_EXERCISE GOAL:_
Each record below is to be copied word for word, with pictures removed.

----------

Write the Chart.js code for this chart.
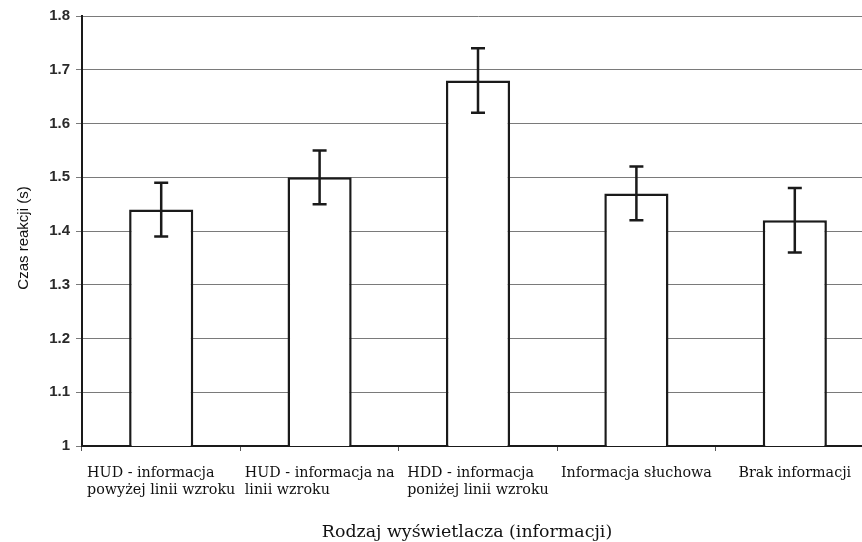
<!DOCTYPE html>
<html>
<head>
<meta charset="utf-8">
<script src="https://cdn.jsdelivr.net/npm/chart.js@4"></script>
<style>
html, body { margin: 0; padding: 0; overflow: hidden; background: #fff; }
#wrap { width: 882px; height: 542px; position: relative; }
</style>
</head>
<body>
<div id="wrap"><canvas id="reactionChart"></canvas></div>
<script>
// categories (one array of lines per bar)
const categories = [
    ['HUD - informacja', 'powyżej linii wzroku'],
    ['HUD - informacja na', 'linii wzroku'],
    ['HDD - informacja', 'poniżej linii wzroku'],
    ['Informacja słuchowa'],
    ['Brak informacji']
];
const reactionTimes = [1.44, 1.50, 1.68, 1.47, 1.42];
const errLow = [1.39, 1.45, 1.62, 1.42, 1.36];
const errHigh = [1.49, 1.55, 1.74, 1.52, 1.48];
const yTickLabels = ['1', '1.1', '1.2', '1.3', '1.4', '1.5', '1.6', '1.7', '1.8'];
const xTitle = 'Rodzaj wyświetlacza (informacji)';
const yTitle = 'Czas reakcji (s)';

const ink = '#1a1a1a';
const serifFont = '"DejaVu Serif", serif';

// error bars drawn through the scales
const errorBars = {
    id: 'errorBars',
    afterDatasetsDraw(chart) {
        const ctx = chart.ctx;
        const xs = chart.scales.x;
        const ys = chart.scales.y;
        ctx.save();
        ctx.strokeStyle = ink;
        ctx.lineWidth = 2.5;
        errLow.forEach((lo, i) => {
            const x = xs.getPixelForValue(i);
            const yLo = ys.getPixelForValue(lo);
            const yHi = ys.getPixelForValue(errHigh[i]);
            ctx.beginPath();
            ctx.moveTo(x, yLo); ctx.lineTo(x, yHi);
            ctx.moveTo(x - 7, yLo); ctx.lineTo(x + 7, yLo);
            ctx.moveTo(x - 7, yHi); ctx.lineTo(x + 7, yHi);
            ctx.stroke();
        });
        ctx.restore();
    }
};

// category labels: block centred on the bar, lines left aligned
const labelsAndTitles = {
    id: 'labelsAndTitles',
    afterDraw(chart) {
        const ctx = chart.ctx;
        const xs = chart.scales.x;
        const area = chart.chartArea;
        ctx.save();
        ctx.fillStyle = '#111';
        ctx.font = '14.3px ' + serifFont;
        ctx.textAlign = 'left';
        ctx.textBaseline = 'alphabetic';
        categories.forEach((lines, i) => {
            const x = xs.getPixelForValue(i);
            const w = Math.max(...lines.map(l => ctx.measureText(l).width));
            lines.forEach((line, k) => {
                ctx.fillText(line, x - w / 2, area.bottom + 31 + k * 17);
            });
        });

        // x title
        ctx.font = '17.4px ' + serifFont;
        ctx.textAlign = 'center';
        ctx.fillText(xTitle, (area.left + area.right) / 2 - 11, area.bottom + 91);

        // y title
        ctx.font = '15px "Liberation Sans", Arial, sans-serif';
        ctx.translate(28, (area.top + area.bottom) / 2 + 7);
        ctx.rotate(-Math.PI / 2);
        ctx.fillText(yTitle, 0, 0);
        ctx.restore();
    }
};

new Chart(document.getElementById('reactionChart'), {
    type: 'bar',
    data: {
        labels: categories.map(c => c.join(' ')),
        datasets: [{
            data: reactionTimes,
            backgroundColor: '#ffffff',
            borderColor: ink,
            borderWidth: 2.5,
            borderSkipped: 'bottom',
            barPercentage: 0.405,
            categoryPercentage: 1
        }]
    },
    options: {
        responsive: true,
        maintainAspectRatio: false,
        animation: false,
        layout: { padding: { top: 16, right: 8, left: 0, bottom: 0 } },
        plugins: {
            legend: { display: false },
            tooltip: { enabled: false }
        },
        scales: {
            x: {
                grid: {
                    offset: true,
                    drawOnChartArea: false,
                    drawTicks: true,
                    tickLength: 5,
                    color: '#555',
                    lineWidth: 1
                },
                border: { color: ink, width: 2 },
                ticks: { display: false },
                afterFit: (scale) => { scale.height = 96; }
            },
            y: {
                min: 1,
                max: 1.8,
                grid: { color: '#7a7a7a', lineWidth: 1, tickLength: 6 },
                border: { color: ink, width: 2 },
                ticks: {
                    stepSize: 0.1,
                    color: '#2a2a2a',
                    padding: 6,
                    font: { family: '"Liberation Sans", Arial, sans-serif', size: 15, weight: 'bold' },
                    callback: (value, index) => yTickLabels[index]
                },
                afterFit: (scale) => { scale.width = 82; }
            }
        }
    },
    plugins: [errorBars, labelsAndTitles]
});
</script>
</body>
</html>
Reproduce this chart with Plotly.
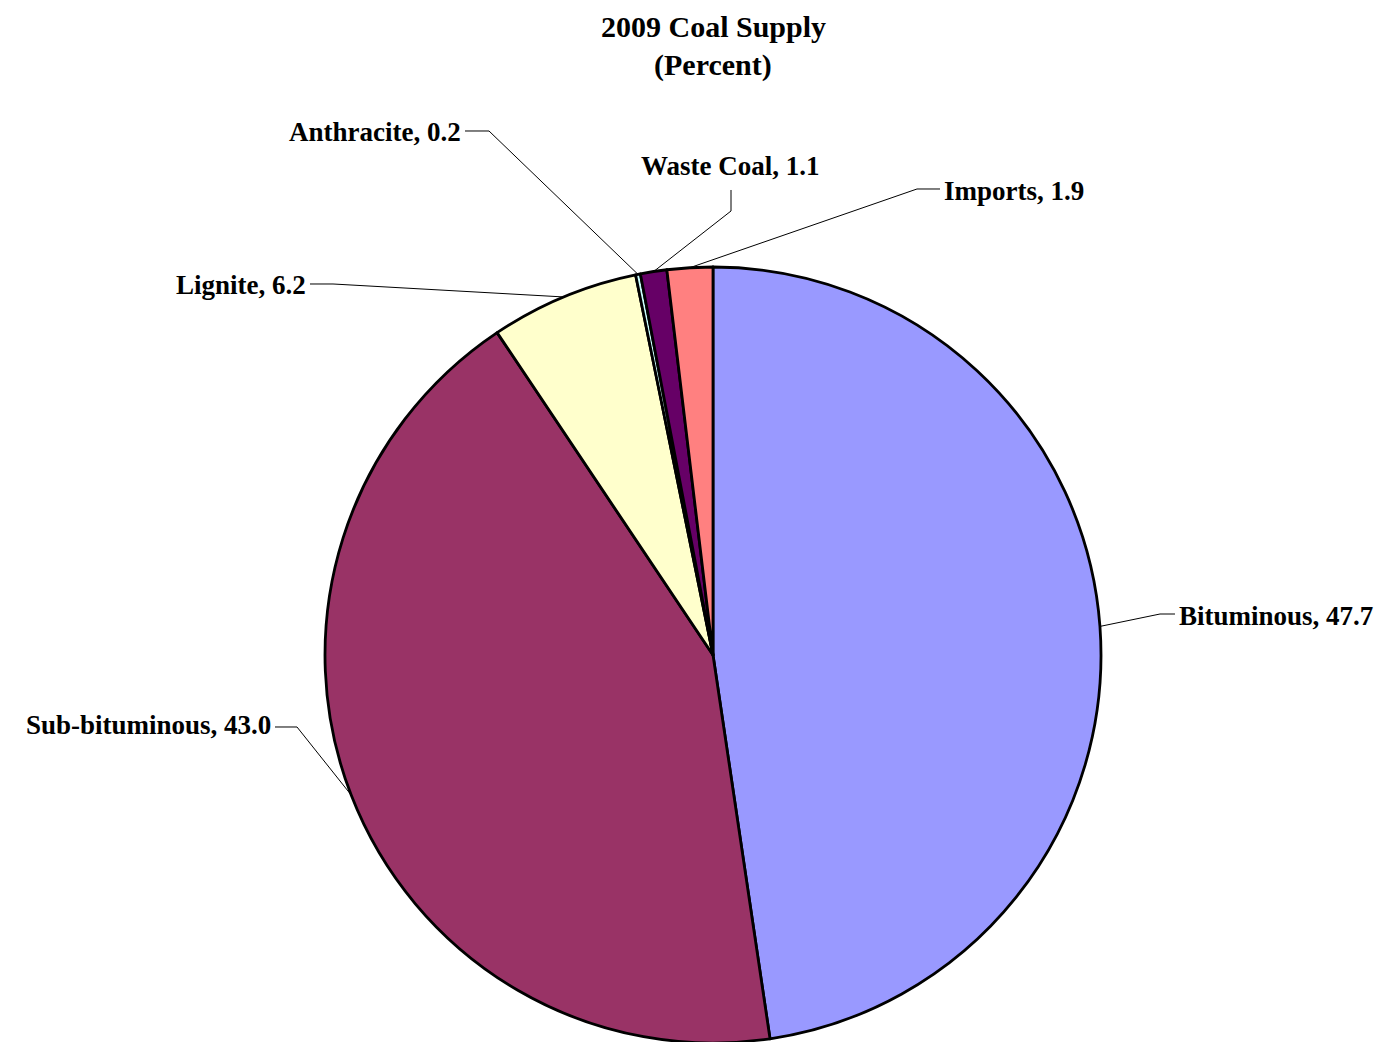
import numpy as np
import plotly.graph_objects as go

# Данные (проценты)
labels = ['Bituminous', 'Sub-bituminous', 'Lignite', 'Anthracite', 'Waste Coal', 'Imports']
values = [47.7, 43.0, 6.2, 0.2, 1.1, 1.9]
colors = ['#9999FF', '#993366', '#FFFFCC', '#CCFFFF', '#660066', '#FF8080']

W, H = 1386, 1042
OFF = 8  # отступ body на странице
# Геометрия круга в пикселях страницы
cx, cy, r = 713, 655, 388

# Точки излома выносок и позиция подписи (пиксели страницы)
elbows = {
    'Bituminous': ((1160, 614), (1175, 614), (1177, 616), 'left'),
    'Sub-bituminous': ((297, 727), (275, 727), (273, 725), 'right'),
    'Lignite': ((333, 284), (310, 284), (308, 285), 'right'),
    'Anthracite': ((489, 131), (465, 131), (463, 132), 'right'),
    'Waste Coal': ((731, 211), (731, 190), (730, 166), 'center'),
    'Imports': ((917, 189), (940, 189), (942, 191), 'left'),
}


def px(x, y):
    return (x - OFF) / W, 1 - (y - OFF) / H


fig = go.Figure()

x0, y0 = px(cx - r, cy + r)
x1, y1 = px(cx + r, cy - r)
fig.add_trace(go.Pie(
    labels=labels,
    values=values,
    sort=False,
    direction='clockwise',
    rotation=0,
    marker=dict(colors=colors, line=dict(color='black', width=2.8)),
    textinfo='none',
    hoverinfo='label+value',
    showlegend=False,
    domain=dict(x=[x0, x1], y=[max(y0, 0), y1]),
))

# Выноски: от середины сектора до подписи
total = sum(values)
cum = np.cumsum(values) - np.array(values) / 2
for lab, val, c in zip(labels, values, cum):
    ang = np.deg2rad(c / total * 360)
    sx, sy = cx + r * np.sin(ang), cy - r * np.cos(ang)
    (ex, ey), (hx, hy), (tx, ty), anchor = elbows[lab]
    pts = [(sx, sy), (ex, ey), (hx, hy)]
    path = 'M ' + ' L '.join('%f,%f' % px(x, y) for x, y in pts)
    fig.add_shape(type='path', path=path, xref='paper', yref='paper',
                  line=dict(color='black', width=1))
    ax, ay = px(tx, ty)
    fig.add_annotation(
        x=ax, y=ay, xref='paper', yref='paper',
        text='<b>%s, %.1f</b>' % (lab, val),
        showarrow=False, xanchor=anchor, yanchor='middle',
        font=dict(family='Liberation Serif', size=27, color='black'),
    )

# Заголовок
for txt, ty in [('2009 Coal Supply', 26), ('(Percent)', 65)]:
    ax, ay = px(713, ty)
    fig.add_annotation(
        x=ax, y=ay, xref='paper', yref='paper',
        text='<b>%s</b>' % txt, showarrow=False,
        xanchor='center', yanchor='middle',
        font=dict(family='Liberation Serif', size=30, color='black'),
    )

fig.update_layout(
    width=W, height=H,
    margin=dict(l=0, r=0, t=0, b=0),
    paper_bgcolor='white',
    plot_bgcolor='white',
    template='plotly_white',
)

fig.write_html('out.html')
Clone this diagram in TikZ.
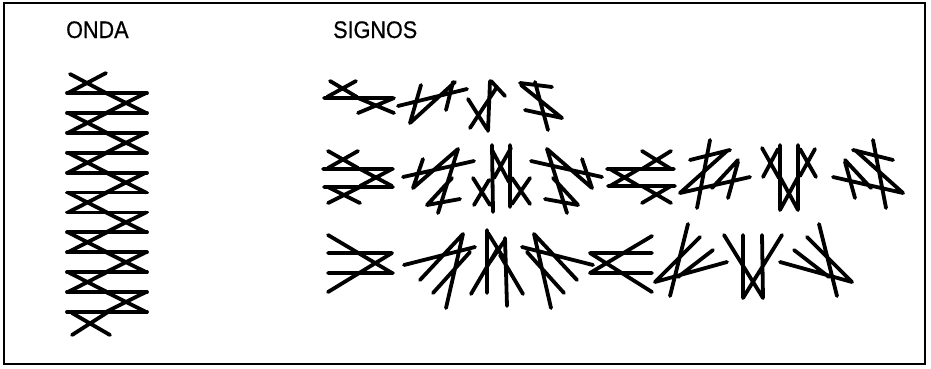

----------

_RESULT BELOW:_
Write the Chart.js code for this chart.
<!DOCTYPE html>
<html>
<head>
<meta charset="utf-8">
<script src="https://cdn.jsdelivr.net/npm/chart.js@4"></script>
<style>
html, body { margin: 0; padding: 0; overflow: hidden; background: #fff; }
#wrap { width: 882px; height: 542px; position: relative; }
</style>
</head>
<body>
<div id="wrap"><canvas id="reactionChart"></canvas></div>
<script>
// categories (one array of lines per bar)
const categories = [
    ['HUD - informacja', 'powyżej linii wzroku'],
    ['HUD - informacja na', 'linii wzroku'],
    ['HDD - informacja', 'poniżej linii wzroku'],
    ['Informacja słuchowa'],
    ['Brak informacji']
];
const reactionTimes = [1.44, 1.50, 1.68, 1.47, 1.42];
const errLow = [1.39, 1.45, 1.62, 1.42, 1.36];
const errHigh = [1.49, 1.55, 1.74, 1.52, 1.48];
const yTickLabels = ['1', '1.1', '1.2', '1.3', '1.4', '1.5', '1.6', '1.7', '1.8'];
const xTitle = 'Rodzaj wyświetlacza (informacji)';
const yTitle = 'Czas reakcji (s)';

const ink = '#1a1a1a';
const serifFont = '"DejaVu Serif", serif';

// error bars drawn through the scales
const errorBars = {
    id: 'errorBars',
    afterDatasetsDraw(chart) {
        const ctx = chart.ctx;
        const xs = chart.scales.x;
        const ys = chart.scales.y;
        ctx.save();
        ctx.strokeStyle = ink;
        ctx.lineWidth = 2.5;
        errLow.forEach((lo, i) => {
            const x = xs.getPixelForValue(i);
            const yLo = ys.getPixelForValue(lo);
            const yHi = ys.getPixelForValue(errHigh[i]);
            ctx.beginPath();
            ctx.moveTo(x, yLo); ctx.lineTo(x, yHi);
            ctx.moveTo(x - 7, yLo); ctx.lineTo(x + 7, yLo);
            ctx.moveTo(x - 7, yHi); ctx.lineTo(x + 7, yHi);
            ctx.stroke();
        });
        ctx.restore();
    }
};

// category labels: block centred on the bar, lines left aligned
const labelsAndTitles = {
    id: 'labelsAndTitles',
    afterDraw(chart) {
        const ctx = chart.ctx;
        const xs = chart.scales.x;
        const area = chart.chartArea;
        ctx.save();
        ctx.fillStyle = '#111';
        ctx.font = '14.3px ' + serifFont;
        ctx.textAlign = 'left';
        ctx.textBaseline = 'alphabetic';
        categories.forEach((lines, i) => {
            const x = xs.getPixelForValue(i);
            const w = Math.max(...lines.map(l => ctx.measureText(l).width));
            lines.forEach((line, k) => {
                ctx.fillText(line, x - w / 2, area.bottom + 31 + k * 17);
            });
        });

        // x title
        ctx.font = '17.4px ' + serifFont;
        ctx.textAlign = 'center';
        ctx.fillText(xTitle, (area.left + area.right) / 2 - 11, area.bottom + 91);

        // y title
        ctx.font = '15px "Liberation Sans", Arial, sans-serif';
        ctx.translate(28, (area.top + area.bottom) / 2 + 7);
        ctx.rotate(-Math.PI / 2);
        ctx.fillText(yTitle, 0, 0);
        ctx.restore();
    }
};

new Chart(document.getElementById('reactionChart'), {
    type: 'bar',
    data: {
        labels: categories.map(c => c.join(' ')),
        datasets: [{
            data: reactionTimes,
            backgroundColor: '#ffffff',
            borderColor: ink,
            borderWidth: 2.5,
            borderSkipped: 'bottom',
            barPercentage: 0.405,
            categoryPercentage: 1
        }]
    },
    options: {
        responsive: true,
        maintainAspectRatio: false,
        animation: false,
        layout: { padding: { top: 16, right: 8, left: 0, bottom: 0 } },
        plugins: {
            legend: { display: false },
            tooltip: { enabled: false }
        },
        scales: {
            x: {
                grid: {
                    offset: true,
                    drawOnChartArea: false,
                    drawTicks: true,
                    tickLength: 5,
                    color: '#555',
                    lineWidth: 1
                },
                border: { color: ink, width: 2 },
                ticks: { display: false },
                afterFit: (scale) => { scale.height = 96; }
            },
            y: {
                min: 1,
                max: 1.8,
                grid: { color: '#7a7a7a', lineWidth: 1, tickLength: 6 },
                border: { color: ink, width: 2 },
                ticks: {
                    stepSize: 0.1,
                    color: '#2a2a2a',
                    padding: 6,
                    font: { family: '"Liberation Sans", Arial, sans-serif', size: 15, weight: 'bold' },
                    callback: (value, index) => yTickLabels[index]
                },
                afterFit: (scale) => { scale.width = 82; }
            }
        }
    },
    plugins: [errorBars, labelsAndTitles]
});
</script>
</body>
</html>
Reproduce this chart with Plotly.
import numpy as np
import plotly.graph_objects as go

# Данные (проценты)
labels = ['Bituminous', 'Sub-bituminous', 'Lignite', 'Anthracite', 'Waste Coal', 'Imports']
values = [47.7, 43.0, 6.2, 0.2, 1.1, 1.9]
colors = ['#9999FF', '#993366', '#FFFFCC', '#CCFFFF', '#660066', '#FF8080']

W, H = 1386, 1042
OFF = 8  # отступ body на странице
# Геометрия круга в пикселях страницы
cx, cy, r = 713, 655, 388

# Точки излома выносок и позиция подписи (пиксели страницы)
elbows = {
    'Bituminous': ((1160, 614), (1175, 614), (1177, 616), 'left'),
    'Sub-bituminous': ((297, 727), (275, 727), (273, 725), 'right'),
    'Lignite': ((333, 284), (310, 284), (308, 285), 'right'),
    'Anthracite': ((489, 131), (465, 131), (463, 132), 'right'),
    'Waste Coal': ((731, 211), (731, 190), (730, 166), 'center'),
    'Imports': ((917, 189), (940, 189), (942, 191), 'left'),
}


def px(x, y):
    return (x - OFF) / W, 1 - (y - OFF) / H


fig = go.Figure()

x0, y0 = px(cx - r, cy + r)
x1, y1 = px(cx + r, cy - r)
fig.add_trace(go.Pie(
    labels=labels,
    values=values,
    sort=False,
    direction='clockwise',
    rotation=0,
    marker=dict(colors=colors, line=dict(color='black', width=2.8)),
    textinfo='none',
    hoverinfo='label+value',
    showlegend=False,
    domain=dict(x=[x0, x1], y=[max(y0, 0), y1]),
))

# Выноски: от середины сектора до подписи
total = sum(values)
cum = np.cumsum(values) - np.array(values) / 2
for lab, val, c in zip(labels, values, cum):
    ang = np.deg2rad(c / total * 360)
    sx, sy = cx + r * np.sin(ang), cy - r * np.cos(ang)
    (ex, ey), (hx, hy), (tx, ty), anchor = elbows[lab]
    pts = [(sx, sy), (ex, ey), (hx, hy)]
    path = 'M ' + ' L '.join('%f,%f' % px(x, y) for x, y in pts)
    fig.add_shape(type='path', path=path, xref='paper', yref='paper',
                  line=dict(color='black', width=1))
    ax, ay = px(tx, ty)
    fig.add_annotation(
        x=ax, y=ay, xref='paper', yref='paper',
        text='<b>%s, %.1f</b>' % (lab, val),
        showarrow=False, xanchor=anchor, yanchor='middle',
        font=dict(family='Liberation Serif', size=27, color='black'),
    )

# Заголовок
for txt, ty in [('2009 Coal Supply', 26), ('(Percent)', 65)]:
    ax, ay = px(713, ty)
    fig.add_annotation(
        x=ax, y=ay, xref='paper', yref='paper',
        text='<b>%s</b>' % txt, showarrow=False,
        xanchor='center', yanchor='middle',
        font=dict(family='Liberation Serif', size=30, color='black'),
    )

fig.update_layout(
    width=W, height=H,
    margin=dict(l=0, r=0, t=0, b=0),
    paper_bgcolor='white',
    plot_bgcolor='white',
    template='plotly_white',
)

fig.write_html('out.html')
Clone this diagram in TikZ.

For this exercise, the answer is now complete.